STORED DATA:
◆ ◆ ◆ ◆ ◆ ◆ ◆
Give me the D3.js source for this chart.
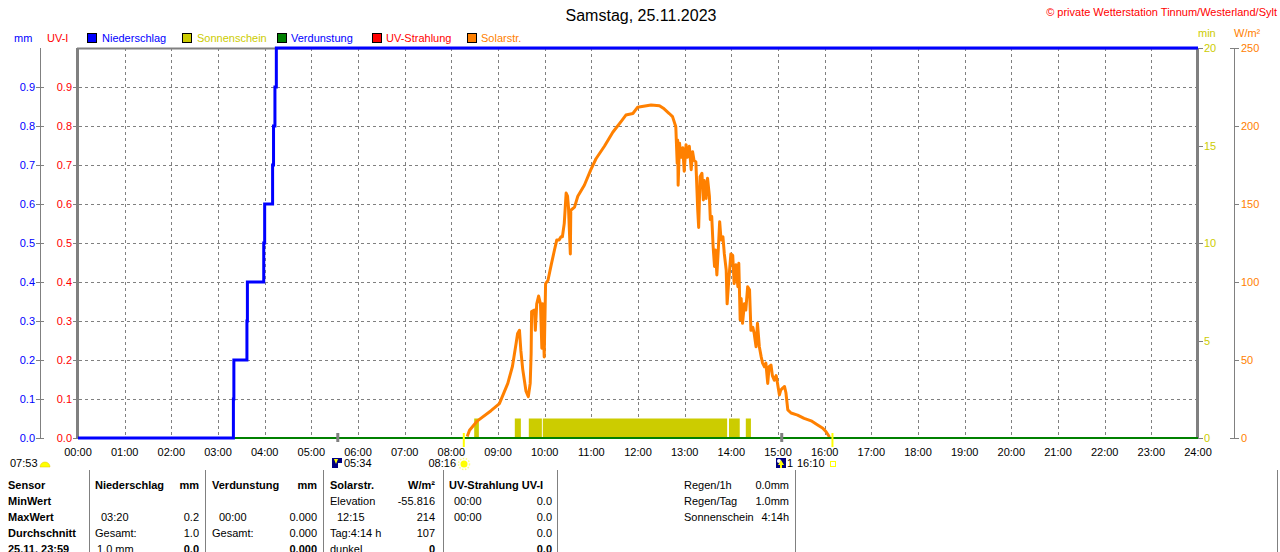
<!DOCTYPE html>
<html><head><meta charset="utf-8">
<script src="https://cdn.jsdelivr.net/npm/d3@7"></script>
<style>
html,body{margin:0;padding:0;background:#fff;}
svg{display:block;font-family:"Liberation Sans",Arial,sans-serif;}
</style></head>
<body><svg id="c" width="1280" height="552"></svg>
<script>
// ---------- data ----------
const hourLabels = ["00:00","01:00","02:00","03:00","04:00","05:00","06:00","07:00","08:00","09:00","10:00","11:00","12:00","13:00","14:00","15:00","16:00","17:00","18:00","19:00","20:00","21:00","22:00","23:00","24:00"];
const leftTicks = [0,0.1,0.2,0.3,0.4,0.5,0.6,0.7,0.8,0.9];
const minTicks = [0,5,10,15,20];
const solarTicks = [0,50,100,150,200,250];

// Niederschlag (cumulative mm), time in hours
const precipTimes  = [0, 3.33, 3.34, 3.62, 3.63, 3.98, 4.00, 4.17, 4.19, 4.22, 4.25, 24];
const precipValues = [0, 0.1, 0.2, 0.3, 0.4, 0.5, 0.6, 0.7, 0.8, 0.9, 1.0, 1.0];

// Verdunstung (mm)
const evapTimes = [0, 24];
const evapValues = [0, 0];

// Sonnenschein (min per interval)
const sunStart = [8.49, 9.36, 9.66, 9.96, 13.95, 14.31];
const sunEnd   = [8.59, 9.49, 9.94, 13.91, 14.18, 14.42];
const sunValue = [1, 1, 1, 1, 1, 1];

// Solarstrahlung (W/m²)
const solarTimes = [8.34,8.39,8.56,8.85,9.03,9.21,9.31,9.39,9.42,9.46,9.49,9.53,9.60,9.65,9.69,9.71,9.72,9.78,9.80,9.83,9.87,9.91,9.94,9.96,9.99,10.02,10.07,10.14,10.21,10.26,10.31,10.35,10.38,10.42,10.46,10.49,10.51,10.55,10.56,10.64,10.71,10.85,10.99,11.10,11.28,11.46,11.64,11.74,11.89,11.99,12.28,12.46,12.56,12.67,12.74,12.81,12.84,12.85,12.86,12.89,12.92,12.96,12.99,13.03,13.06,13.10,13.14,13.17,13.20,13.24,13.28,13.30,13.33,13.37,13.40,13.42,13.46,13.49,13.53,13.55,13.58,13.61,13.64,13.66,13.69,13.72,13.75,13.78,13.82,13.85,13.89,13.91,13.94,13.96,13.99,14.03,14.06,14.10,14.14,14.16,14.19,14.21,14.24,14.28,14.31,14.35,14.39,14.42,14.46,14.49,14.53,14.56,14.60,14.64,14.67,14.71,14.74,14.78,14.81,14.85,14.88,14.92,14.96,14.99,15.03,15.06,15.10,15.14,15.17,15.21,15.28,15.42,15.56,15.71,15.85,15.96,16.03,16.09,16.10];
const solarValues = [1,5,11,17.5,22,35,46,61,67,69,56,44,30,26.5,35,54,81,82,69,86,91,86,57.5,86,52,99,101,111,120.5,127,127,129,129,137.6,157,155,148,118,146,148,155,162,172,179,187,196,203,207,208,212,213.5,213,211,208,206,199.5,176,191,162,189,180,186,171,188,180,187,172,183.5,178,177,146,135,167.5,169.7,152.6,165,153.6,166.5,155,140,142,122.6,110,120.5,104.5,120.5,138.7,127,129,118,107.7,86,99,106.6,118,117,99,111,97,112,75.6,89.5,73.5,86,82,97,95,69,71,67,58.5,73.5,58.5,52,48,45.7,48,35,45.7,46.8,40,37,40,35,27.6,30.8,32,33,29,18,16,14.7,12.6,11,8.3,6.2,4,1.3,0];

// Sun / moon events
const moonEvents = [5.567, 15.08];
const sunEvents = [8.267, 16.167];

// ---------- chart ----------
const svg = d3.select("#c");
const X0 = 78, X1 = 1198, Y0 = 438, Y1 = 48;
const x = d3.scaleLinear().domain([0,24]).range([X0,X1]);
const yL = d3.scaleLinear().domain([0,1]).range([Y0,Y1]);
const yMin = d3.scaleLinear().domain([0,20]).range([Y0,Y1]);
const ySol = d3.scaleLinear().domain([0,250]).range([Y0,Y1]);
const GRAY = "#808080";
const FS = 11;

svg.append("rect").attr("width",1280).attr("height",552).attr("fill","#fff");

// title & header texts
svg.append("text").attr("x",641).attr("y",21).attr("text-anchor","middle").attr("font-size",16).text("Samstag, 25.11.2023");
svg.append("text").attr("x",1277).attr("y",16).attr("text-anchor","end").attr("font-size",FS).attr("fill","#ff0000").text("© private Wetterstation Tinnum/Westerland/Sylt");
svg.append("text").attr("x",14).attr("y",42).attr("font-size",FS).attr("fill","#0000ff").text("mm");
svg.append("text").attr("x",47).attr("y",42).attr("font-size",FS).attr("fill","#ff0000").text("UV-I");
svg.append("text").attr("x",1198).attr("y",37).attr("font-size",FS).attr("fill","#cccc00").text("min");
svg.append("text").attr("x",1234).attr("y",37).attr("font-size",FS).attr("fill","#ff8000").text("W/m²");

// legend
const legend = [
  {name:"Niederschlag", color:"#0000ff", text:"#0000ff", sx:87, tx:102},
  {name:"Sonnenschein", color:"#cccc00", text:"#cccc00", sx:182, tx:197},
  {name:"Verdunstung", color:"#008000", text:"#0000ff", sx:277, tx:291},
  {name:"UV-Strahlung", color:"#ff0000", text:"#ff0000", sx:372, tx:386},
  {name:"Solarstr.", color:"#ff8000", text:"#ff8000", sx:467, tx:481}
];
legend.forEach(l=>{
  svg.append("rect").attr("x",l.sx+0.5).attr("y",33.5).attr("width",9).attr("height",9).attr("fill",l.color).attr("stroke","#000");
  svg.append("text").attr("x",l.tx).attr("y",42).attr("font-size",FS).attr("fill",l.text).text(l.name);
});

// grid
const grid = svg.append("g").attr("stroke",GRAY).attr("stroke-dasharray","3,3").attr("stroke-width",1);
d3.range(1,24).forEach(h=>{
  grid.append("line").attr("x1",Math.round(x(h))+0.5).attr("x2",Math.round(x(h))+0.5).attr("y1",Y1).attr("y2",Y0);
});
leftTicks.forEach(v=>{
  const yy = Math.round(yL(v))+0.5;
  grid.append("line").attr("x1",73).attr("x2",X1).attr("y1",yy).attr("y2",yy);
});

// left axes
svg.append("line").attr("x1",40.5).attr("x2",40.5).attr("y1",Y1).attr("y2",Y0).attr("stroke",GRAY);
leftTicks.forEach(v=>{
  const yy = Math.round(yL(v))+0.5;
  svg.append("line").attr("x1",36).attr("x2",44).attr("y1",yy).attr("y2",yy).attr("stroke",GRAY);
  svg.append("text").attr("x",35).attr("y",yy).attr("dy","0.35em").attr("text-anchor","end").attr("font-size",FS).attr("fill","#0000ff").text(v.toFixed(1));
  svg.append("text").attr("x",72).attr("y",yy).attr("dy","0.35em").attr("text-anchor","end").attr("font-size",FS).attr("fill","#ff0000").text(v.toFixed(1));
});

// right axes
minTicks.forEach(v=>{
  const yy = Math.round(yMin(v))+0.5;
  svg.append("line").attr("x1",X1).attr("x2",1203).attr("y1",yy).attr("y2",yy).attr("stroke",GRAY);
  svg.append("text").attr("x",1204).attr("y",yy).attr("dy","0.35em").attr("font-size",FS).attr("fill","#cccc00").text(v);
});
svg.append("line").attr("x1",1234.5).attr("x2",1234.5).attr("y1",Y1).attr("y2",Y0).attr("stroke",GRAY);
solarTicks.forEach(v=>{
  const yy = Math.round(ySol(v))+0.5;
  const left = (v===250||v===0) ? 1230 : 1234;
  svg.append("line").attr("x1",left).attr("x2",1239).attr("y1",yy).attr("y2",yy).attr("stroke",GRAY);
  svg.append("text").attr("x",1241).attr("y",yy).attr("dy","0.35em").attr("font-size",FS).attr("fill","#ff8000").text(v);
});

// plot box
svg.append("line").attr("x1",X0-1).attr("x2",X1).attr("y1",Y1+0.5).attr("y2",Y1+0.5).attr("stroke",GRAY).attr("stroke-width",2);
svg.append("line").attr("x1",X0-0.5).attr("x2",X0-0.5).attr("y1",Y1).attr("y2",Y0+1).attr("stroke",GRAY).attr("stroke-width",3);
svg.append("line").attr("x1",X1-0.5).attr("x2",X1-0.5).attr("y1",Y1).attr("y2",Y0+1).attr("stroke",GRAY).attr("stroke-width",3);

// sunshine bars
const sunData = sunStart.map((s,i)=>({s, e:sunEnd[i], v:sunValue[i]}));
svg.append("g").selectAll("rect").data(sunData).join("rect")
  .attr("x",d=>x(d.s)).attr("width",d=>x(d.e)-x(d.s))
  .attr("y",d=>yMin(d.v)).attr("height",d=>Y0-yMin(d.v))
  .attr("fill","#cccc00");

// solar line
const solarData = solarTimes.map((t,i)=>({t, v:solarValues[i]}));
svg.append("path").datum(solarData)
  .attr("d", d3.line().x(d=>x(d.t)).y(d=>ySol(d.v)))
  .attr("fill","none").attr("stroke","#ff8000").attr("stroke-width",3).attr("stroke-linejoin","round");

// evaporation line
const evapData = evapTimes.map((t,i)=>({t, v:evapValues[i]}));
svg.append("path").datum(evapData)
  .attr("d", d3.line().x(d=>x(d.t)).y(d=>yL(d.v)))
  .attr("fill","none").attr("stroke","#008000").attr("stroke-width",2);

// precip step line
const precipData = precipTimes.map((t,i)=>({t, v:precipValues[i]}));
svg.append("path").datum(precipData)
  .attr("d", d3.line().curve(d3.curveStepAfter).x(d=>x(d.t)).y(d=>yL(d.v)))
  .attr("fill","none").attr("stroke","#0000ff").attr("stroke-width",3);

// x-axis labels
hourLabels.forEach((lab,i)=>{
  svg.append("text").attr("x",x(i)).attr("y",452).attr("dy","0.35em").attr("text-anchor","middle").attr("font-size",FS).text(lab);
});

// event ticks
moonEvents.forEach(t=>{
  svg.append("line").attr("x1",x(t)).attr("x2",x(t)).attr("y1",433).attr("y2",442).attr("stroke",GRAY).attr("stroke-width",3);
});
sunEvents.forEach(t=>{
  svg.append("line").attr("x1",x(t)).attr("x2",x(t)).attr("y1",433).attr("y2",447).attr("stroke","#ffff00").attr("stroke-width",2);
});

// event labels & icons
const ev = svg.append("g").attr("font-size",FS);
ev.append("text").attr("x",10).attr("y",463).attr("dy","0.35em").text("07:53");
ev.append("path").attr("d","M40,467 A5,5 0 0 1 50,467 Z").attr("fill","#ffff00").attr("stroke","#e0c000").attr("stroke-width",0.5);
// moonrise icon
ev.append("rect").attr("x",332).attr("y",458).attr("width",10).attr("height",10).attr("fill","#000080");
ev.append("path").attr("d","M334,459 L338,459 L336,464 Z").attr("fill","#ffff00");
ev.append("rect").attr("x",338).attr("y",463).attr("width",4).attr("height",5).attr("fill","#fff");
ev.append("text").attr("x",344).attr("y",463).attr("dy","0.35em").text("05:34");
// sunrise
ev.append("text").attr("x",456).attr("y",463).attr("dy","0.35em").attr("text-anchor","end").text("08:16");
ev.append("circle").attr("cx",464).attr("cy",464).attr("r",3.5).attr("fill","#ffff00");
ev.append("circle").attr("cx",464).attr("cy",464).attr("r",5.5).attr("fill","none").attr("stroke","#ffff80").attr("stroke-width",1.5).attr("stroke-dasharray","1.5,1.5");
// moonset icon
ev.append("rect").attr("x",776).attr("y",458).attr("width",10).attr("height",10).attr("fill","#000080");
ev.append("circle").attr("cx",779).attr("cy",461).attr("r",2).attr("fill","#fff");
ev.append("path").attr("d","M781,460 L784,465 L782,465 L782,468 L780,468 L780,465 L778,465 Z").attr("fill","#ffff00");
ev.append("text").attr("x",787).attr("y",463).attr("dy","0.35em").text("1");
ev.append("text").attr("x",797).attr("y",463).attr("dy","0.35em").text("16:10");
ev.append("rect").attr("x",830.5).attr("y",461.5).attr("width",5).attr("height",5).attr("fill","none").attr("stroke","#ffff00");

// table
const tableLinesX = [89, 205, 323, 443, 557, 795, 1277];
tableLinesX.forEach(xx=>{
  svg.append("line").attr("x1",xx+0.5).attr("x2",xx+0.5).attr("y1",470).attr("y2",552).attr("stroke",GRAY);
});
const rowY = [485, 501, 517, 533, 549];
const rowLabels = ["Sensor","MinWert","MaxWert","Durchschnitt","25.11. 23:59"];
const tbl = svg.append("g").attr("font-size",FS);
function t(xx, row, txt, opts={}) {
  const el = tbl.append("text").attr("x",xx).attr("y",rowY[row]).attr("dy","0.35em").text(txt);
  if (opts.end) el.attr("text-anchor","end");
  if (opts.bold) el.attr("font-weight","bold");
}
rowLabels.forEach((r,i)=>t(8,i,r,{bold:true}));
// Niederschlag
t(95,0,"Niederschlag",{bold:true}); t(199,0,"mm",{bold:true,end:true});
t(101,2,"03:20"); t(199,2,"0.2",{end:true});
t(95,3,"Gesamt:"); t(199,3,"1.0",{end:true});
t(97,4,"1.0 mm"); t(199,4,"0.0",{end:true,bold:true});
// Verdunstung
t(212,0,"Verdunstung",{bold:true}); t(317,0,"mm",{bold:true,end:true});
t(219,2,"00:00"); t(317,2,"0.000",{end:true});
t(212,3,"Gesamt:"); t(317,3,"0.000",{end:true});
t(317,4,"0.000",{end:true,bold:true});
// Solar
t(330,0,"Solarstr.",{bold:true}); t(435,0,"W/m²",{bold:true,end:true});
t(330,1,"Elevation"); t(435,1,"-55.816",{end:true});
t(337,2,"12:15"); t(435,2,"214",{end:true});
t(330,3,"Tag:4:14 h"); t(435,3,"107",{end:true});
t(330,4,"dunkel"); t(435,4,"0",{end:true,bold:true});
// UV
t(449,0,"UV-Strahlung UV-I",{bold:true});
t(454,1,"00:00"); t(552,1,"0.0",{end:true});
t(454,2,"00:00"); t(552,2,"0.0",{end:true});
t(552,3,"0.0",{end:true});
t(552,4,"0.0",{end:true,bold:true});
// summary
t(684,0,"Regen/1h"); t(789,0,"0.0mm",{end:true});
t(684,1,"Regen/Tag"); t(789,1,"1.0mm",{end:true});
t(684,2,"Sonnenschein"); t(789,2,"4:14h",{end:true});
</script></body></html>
◆ ◆ ◆ ◆ ◆ ◆ ◆
WHAT IS NEEDED:
Repeat, with no pictures, each line from the beginning of the data through the line containing "const sunValue = [1, 1, 1, 1, 1, 1];", inclusive.

EXERCISE RESULT:
Give me the D3.js source for this chart.
<!DOCTYPE html>
<html><head><meta charset="utf-8">
<script src="https://cdn.jsdelivr.net/npm/d3@7"></script>
<style>
html,body{margin:0;padding:0;background:#fff;}
svg{display:block;font-family:"Liberation Sans",Arial,sans-serif;}
</style></head>
<body><svg id="c" width="1280" height="552"></svg>
<script>
// ---------- data ----------
const hourLabels = ["00:00","01:00","02:00","03:00","04:00","05:00","06:00","07:00","08:00","09:00","10:00","11:00","12:00","13:00","14:00","15:00","16:00","17:00","18:00","19:00","20:00","21:00","22:00","23:00","24:00"];
const leftTicks = [0,0.1,0.2,0.3,0.4,0.5,0.6,0.7,0.8,0.9];
const minTicks = [0,5,10,15,20];
const solarTicks = [0,50,100,150,200,250];

// Niederschlag (cumulative mm), time in hours
const precipTimes  = [0, 3.33, 3.34, 3.62, 3.63, 3.98, 4.00, 4.17, 4.19, 4.22, 4.25, 24];
const precipValues = [0, 0.1, 0.2, 0.3, 0.4, 0.5, 0.6, 0.7, 0.8, 0.9, 1.0, 1.0];

// Verdunstung (mm)
const evapTimes = [0, 24];
const evapValues = [0, 0];

// Sonnenschein (min per interval)
const sunStart = [8.49, 9.36, 9.66, 9.96, 13.95, 14.31];
const sunEnd   = [8.59, 9.49, 9.94, 13.91, 14.18, 14.42];
const sunValue = [1, 1, 1, 1, 1, 1];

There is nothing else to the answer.